Following this, the government referred the combination to a new drug or subject expert committee (NDAC/SEC) “for examination and review.”
Move to ensure safety of drug for Indian populace
The move may help ensure that this combination is a safe and effective painkiller for the Indian population, considering that serious questions were raised earlier about its approval process. The Parliamentary panel on approval noted “... an official of the CDSCO advised the manufacturer ... to not only select experts but also get their opinions and deliver them to the office of the DCGI. No wonder that many experts gave letters of recommendation in identical language apparently drafted by the interested drug manufacturer.”

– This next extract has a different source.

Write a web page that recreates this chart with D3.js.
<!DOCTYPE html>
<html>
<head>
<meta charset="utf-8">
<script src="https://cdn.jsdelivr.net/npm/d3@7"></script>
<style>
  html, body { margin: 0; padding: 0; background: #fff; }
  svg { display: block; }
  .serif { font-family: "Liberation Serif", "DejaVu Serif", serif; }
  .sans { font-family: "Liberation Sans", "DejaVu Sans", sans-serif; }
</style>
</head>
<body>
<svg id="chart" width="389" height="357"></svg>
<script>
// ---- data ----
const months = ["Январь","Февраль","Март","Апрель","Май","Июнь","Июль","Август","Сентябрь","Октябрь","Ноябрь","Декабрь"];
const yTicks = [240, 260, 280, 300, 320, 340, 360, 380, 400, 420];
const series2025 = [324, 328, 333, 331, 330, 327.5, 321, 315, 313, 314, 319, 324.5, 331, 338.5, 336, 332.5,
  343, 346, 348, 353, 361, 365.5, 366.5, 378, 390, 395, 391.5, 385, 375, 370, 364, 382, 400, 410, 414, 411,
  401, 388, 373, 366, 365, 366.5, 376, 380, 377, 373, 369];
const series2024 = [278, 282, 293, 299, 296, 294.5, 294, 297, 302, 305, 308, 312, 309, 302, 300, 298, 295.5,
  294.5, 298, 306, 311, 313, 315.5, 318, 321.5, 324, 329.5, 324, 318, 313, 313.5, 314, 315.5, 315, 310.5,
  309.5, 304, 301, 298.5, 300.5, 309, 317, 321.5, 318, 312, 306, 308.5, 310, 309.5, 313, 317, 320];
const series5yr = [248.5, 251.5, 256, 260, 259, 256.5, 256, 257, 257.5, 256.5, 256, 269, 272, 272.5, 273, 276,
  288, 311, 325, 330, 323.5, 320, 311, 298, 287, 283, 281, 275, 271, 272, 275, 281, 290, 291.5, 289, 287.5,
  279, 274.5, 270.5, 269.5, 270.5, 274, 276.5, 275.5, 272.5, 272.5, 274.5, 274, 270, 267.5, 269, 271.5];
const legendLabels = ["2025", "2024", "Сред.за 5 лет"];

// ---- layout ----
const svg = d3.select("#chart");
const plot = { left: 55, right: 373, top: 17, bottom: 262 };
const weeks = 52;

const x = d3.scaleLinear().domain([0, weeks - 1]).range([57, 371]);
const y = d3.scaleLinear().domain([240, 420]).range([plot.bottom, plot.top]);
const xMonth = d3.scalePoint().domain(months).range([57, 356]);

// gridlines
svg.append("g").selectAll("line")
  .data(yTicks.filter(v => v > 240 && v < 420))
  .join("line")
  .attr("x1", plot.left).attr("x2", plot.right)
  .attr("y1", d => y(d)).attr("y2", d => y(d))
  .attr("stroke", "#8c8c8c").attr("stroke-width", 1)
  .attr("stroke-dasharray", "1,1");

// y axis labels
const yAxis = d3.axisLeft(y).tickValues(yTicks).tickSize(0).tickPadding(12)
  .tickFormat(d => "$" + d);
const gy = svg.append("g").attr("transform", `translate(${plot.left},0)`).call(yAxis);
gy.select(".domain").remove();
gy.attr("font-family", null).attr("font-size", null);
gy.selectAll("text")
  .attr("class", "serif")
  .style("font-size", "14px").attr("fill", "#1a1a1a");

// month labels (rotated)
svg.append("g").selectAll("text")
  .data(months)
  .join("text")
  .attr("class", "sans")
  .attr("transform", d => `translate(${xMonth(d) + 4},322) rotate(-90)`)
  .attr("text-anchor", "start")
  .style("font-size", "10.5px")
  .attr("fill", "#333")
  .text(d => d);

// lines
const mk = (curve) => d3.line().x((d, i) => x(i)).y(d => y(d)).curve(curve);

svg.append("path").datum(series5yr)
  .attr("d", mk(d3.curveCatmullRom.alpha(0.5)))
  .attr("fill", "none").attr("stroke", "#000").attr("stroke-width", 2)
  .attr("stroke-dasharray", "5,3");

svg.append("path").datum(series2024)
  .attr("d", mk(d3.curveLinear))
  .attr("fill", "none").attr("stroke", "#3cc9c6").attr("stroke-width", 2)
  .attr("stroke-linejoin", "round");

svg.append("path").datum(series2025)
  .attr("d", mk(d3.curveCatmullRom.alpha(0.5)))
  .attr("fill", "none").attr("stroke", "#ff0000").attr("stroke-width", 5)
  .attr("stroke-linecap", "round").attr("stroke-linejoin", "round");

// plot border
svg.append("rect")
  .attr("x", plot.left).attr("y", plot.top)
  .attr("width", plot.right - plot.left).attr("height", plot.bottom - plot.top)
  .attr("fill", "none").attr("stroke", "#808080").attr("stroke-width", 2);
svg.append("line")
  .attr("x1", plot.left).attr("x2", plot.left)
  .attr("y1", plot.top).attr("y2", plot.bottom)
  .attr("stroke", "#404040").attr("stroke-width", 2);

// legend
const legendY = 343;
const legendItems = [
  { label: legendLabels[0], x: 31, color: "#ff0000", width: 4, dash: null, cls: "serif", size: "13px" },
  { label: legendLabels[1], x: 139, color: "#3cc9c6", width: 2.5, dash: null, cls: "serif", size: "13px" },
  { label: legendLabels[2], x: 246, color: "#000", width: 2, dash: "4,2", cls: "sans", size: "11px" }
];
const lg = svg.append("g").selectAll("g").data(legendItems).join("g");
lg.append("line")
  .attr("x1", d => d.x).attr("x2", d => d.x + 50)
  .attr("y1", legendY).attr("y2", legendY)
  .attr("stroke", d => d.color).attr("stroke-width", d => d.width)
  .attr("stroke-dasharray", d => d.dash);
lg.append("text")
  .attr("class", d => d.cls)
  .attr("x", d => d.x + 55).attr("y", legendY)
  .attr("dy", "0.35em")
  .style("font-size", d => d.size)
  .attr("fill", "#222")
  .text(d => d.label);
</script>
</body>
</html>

“Based on the recommendations of the Subject Expert Committee, it was decided that the FDC of Aceclofenac 100 mg + Drotaverine Hydrochloride 80 mg tablet shall be indicated for treatment of ‘colicky pain due to smooth muscle spasm’ for its continued marketing,” stated Drug Controller General of India (DCGI) V G Somani in his September 19 letter. However, its manufacturers were directed to conduct trials, and SEC asked the company that first received the licence for the product “to revise the indication and submit the clinical trial protocol for conducting the study.”

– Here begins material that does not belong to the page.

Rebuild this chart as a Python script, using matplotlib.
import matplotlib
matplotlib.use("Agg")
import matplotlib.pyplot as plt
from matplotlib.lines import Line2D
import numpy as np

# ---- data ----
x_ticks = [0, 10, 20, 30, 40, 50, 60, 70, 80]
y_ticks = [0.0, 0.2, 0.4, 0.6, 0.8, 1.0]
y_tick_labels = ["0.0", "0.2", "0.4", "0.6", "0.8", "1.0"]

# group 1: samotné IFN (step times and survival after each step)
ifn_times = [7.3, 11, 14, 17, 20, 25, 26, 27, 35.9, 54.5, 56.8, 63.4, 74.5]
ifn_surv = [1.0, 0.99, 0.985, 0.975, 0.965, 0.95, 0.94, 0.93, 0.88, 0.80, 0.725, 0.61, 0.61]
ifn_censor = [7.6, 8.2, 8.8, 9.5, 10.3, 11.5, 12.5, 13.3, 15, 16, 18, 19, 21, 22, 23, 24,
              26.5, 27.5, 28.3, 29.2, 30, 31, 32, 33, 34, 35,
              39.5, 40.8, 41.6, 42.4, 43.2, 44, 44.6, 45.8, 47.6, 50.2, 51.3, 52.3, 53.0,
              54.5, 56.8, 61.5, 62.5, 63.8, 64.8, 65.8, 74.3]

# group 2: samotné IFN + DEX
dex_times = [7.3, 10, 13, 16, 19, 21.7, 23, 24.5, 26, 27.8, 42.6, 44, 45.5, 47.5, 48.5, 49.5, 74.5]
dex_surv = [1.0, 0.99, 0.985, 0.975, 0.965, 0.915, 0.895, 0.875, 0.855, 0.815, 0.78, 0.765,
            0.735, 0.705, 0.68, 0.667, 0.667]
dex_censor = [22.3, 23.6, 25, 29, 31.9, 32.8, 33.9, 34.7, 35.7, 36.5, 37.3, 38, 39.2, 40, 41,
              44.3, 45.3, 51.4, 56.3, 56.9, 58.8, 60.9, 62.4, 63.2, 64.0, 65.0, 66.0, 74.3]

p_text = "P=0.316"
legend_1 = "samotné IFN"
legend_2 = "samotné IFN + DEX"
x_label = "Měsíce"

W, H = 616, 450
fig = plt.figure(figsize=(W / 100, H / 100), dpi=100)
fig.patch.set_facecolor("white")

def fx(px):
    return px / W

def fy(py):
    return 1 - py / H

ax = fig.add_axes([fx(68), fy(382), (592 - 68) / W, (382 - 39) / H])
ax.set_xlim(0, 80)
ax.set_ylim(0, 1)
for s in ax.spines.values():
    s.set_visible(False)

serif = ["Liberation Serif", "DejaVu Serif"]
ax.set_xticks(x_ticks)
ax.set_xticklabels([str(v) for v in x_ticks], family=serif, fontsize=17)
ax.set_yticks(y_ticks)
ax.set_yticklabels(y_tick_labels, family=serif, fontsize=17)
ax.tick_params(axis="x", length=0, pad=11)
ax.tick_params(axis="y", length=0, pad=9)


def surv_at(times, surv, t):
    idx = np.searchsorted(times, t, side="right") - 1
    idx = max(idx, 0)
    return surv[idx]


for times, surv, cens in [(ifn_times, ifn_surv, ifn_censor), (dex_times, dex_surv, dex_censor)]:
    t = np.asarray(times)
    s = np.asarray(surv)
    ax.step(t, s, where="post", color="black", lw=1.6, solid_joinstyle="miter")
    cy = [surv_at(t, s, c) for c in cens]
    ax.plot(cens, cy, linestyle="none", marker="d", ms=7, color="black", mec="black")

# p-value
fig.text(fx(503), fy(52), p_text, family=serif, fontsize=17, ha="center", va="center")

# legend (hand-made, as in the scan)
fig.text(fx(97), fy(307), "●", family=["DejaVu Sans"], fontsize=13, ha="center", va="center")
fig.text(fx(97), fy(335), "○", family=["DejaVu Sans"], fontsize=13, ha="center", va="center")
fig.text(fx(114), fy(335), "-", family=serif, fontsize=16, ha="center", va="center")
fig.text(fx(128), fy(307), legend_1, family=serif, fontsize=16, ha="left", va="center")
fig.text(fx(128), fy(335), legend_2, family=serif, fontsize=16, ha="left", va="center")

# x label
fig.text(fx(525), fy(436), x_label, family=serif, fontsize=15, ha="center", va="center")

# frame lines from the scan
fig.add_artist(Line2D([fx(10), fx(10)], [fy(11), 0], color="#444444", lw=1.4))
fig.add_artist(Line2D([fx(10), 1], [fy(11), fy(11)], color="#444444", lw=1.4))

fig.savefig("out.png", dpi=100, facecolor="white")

“However, after a series of communications, M/s Themis Medicare finally surrendered the product licence,” stated the DCGI.

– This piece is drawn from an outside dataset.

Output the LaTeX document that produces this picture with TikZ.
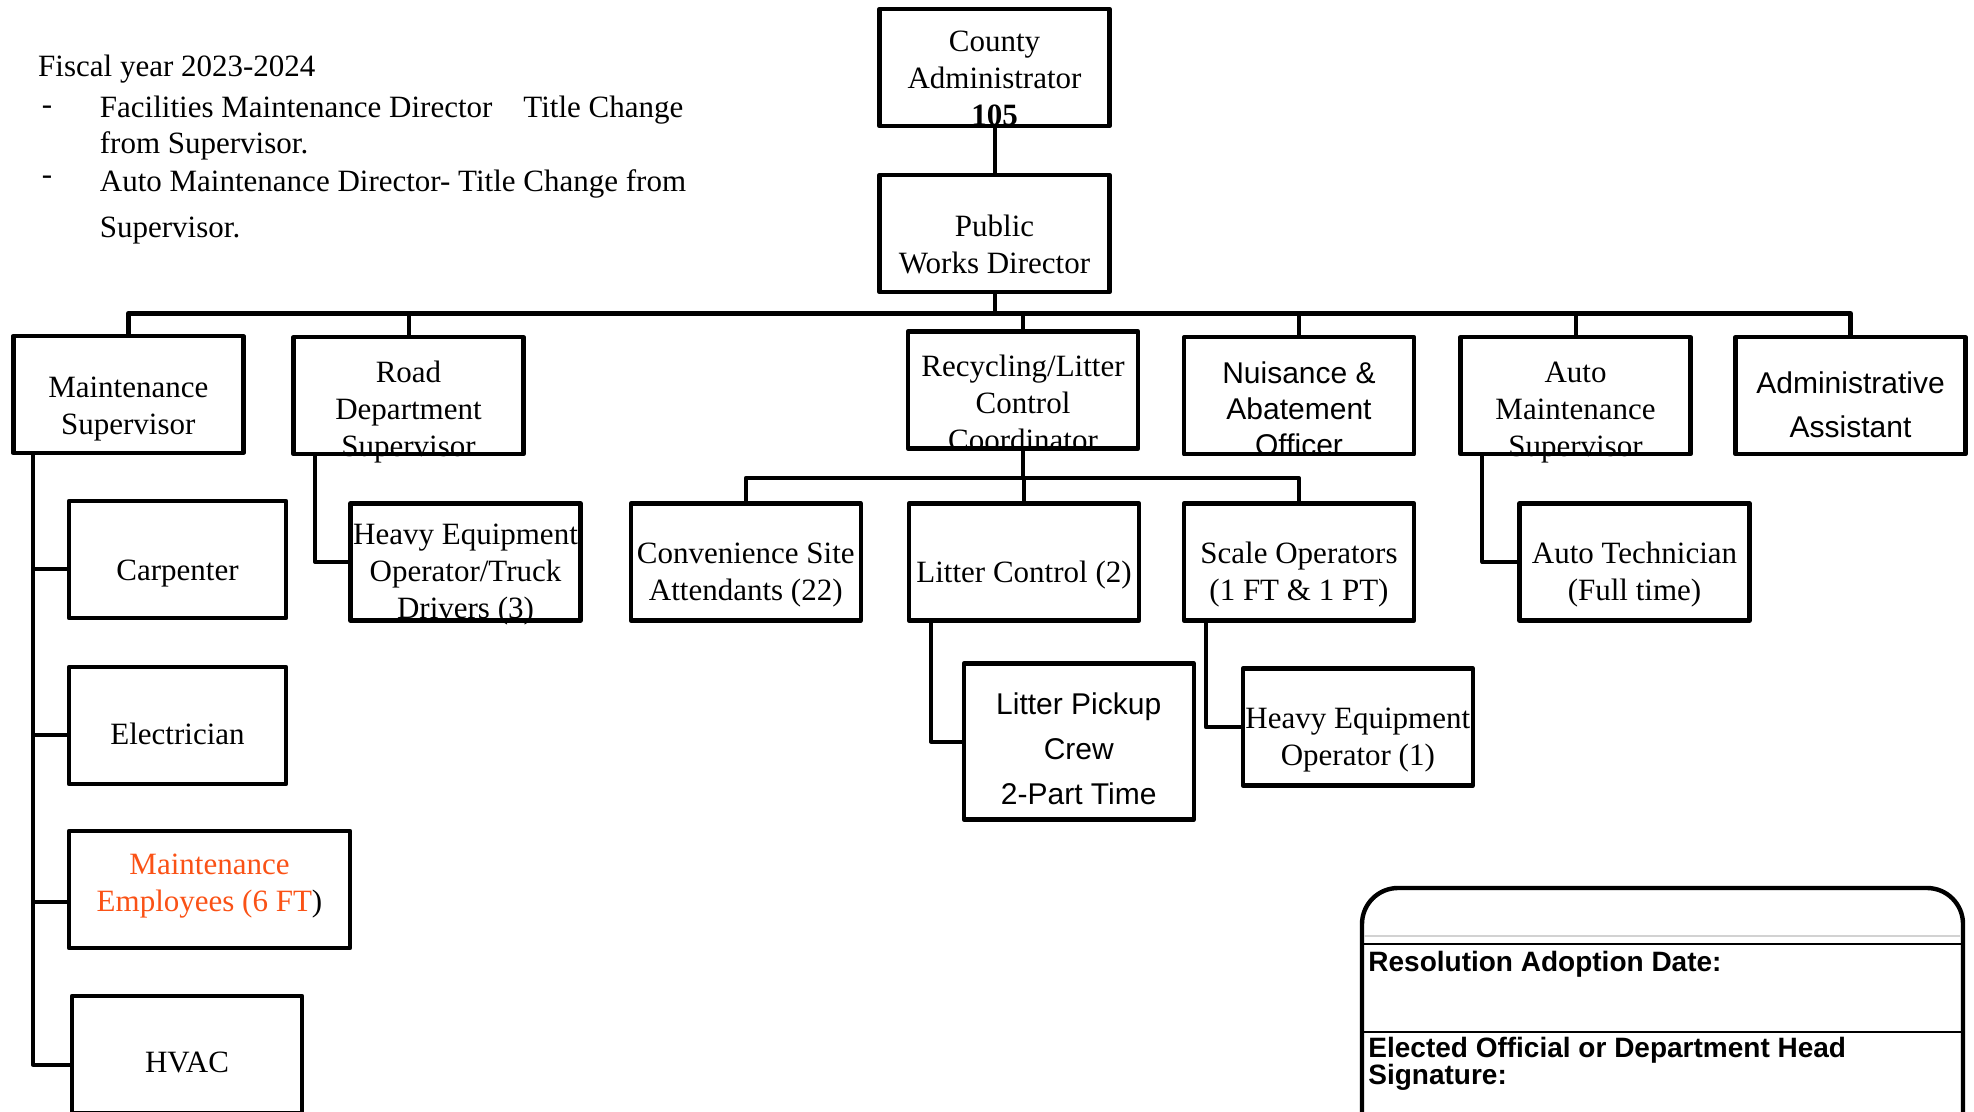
\documentclass[tikz,border=0pt]{standalone}
\usepackage{fontspec}
\setmainfont{Liberation Serif}
\setsansfont{Liberation Sans}
\usetikzlibrary{calc}
\definecolor{memporange}{RGB}{250,82,22}
\tikzset{
  orgbox/.style={draw, line width=2.2pt, minimum width=115pt, minimum height=58.5pt, inner sep=0pt},
  boxtext/.style={align=center, inner sep=0pt, yshift=-6.5pt, font=\fontsize{15.5}{18.5}\selectfont},
  sanstext/.style={boxtext, font=\sffamily\fontsize{15}{18}\selectfont},
  link/.style={line width=2pt},
  note/.style={anchor=west, inner sep=0pt, font=\fontsize{15.5}{18.5}\selectfont},
  sig/.style={anchor=west, inner sep=0pt, align=left, font=\sffamily\bfseries\fontsize{14}{13.5}\selectfont},
}
\begin{document}
\begin{tikzpicture}[x=0.5pt, y=-0.5pt, line join=round]
\useasboundingbox (0,0) rectangle (1974,1112);
\clip (0,0) rectangle (1974,1112);

% fiscal year note
\node[note] (fy) at (37.8,69.5) {Fiscal year 2023-2024};
\node[note] (dash a) at (41.5,109.8) {-};
\node[note] (fmd) at (99.5,109.8) {Facilities Maintenance Director\hspace{1em}Title Change};
\node[note] (fmd2) at (99.5,146.3) {from Supervisor.};
\node[note] (dash b) at (41.5,180) {-};
\node[note] (amd) at (99.5,184) {Auto Maintenance Director- Title Change from};
\node[note] (amd2) at (99.5,230.6) {Supervisor.};

% boxes
\node[orgbox] (ca) at (994.5,67.5) {};
\node[orgbox] (pwd) at (994.5,233.5) {};
\node[orgbox] (ms) at (128.3,394.5) {};
\node[orgbox] (rds) at (408.5,395.75) {};
\node[orgbox] (rlc) at (1023,390) {};
\node[orgbox] (nao) at (1299,395.75) {};
\node[orgbox] (ams) at (1575.5,395.75) {};
\node[orgbox] (aa) at (1850.5,395.75) {};
\node[orgbox, minimum width=108.5pt] (carp) at (177.5,559.5) {};
\node[orgbox] (heot) at (465.5,562) {};
\node[orgbox] (csa) at (745.75,562) {};
\node[orgbox] (lc) at (1024,562) {};
\node[orgbox] (so) at (1299,562) {};
\node[orgbox] (atech) at (1634.5,562) {};
\node[orgbox, minimum width=108.5pt] (elec) at (177.5,725.5) {};
\node[orgbox, minimum width=140.5pt] (memp) at (209.5,889.5) {};
\node[orgbox] (hvac) at (187,1054.5) {};
\node[orgbox, minimum height=78pt] (lpc) at (1078.75,741.5) {};
\node[orgbox] (heo) at (1357.8,727) {};

% box texts
\node[boxtext, yshift=1pt] (ca text) at (ca) {County\\Administrator\\\textbf{105}};
\node[boxtext, yshift=1pt] (pwd text) at (pwd) {Public\\Works Director};
\node[boxtext, yshift=-1pt] (ms text) at (ms) {Maintenance\\Supervisor};
\node[boxtext, yshift=-1.5pt] (rds text) at (rds) {Road\\Department\\Supervisor};
\node[boxtext] (rlc text) at (rlc) {Recycling/Litter\\Control\\Coordinator};
\node[sanstext] (nao text) at (nao) {Nuisance \&\\Abatement\\Officer};
\node[boxtext, yshift=-2pt] (ams text) at (ams) {Auto\\Maintenance\\Supervisor};
\node[sanstext, font=\sffamily\fontsize{15}{22}\selectfont, yshift=2.1pt] (aa text) at (aa) {Administrative\\Assistant};
\node[boxtext, yshift=-0.5pt] (carp text) at (carp) {Carpenter};
\node[boxtext] (heot text) at (heot) {Heavy Equipment\\Operator/Truck\\Drivers (3)};
\node[boxtext] (csa text) at (csa) {Convenience Site\\Attendants (22)};
\node[boxtext] (lc text) at (lc) {Litter Control (2)};
\node[boxtext] (so text) at (so) {Scale Operators\\(1 FT \& 1 PT)};
\node[boxtext] (atech text) at (atech) {Auto Technician\\(Full time)};
\node[boxtext, yshift=2.5pt] (elec text) at (elec) {Electrician};
\node[boxtext, yshift=8.4pt, text=memporange] (memp text) at (memp)
  {Maintenance\\Employees (6 FT\textcolor{black}{)}};
\node[boxtext, yshift=2.5pt] (hvac text) at (hvac) {HVAC};
\node[sanstext, font=\sffamily\fontsize{15}{22.5}\selectfont, yshift=2.7pt] (lpc text) at (lpc)
  {Litter Pickup\\Crew\\2-Part Time};
\node[boxtext] (heo text) at (heo) {Heavy Equipment\\Operator (1)};

% connectors
\coordinate (bus) at (998,313.5);
\coordinate (sub) at (1024,478);
\draw[link] (ca.south) -- (pwd.north);
\draw[link] (pwd.south) -- (pwd.south |- bus);
\draw[link, line width=2.5pt] (ms.north) |- (bus) -| (aa.north);
\foreach \n in {rds,rlc,nao,ams}
  \draw[link] (\n.north) -- (\n.north |- bus);
\draw[link] (rlc.south) -- (rlc.south |- sub);
\draw[link] (csa.north) |- (sub) -| (so.north);
\draw[link] (lc.north) -- (lc.north |- sub);

\coordinate (ms spine) at ($(ms.south west)+(22,0)$);
\draw[link] (ms spine) |- (hvac.185);
\foreach \n in {carp,elec,memp}
  \draw[link] (\n.185) -- (\n.185 -| ms spine);
\foreach \p/\c in {rds/heot,lc/lpc,so/heo,ams/atech}
  \draw[link] ($(\p.south west)+(24,0)$) |- (\c.west);

% signature block
\draw[line width=2.2pt, rounded corners=18pt] (1362,1130) -- (1362,888) -- (1963,888) -- (1963,1130);
\draw[gray!35, line width=1pt] (1364,936) -- (1960,936);
\draw[line width=1.4pt] (1362,944) -- (1962,944);
\draw[line width=1.4pt] (1362,1032) -- (1962,1032);
\node[sig] (rad) at (1368,964) {Resolution Adoption Date:};
\node[sig] (eod) at (1368,1064) {Elected Official or Department Head\\Signature:};
\end{tikzpicture}
\end{document}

Yet, the proposal was “again re-deliberated” in the reproductive and urology SEC’s meeting, he added. “After detailed deliberation, the committee recommended that the firm(s) may be directed to conduct Active Post Marketing Surveillance in minimum 200 patients and the study should include patients of primary dysmenorrhea, biliary colic and ureteric colic. The study should be completed within one year and results…should be placed before the committee for further review,” he stated. Somani directed states to conduct this surveillance “for the treatment of colicky pain due to smooth muscle spasm”.
The Parliamentary panel that scrutinised the combination’s approval had taken issue with the fact that its trials were conducted “only in Maharashtra”. Among the cases it listed “to prove the apparent nexus that exists between drug manufacturers and many experts whose opinion matters so much in the decision making process at the CDSCO”, the committee said that “nothing can be more outrageous” than the clinical trial approval granted for this FDC.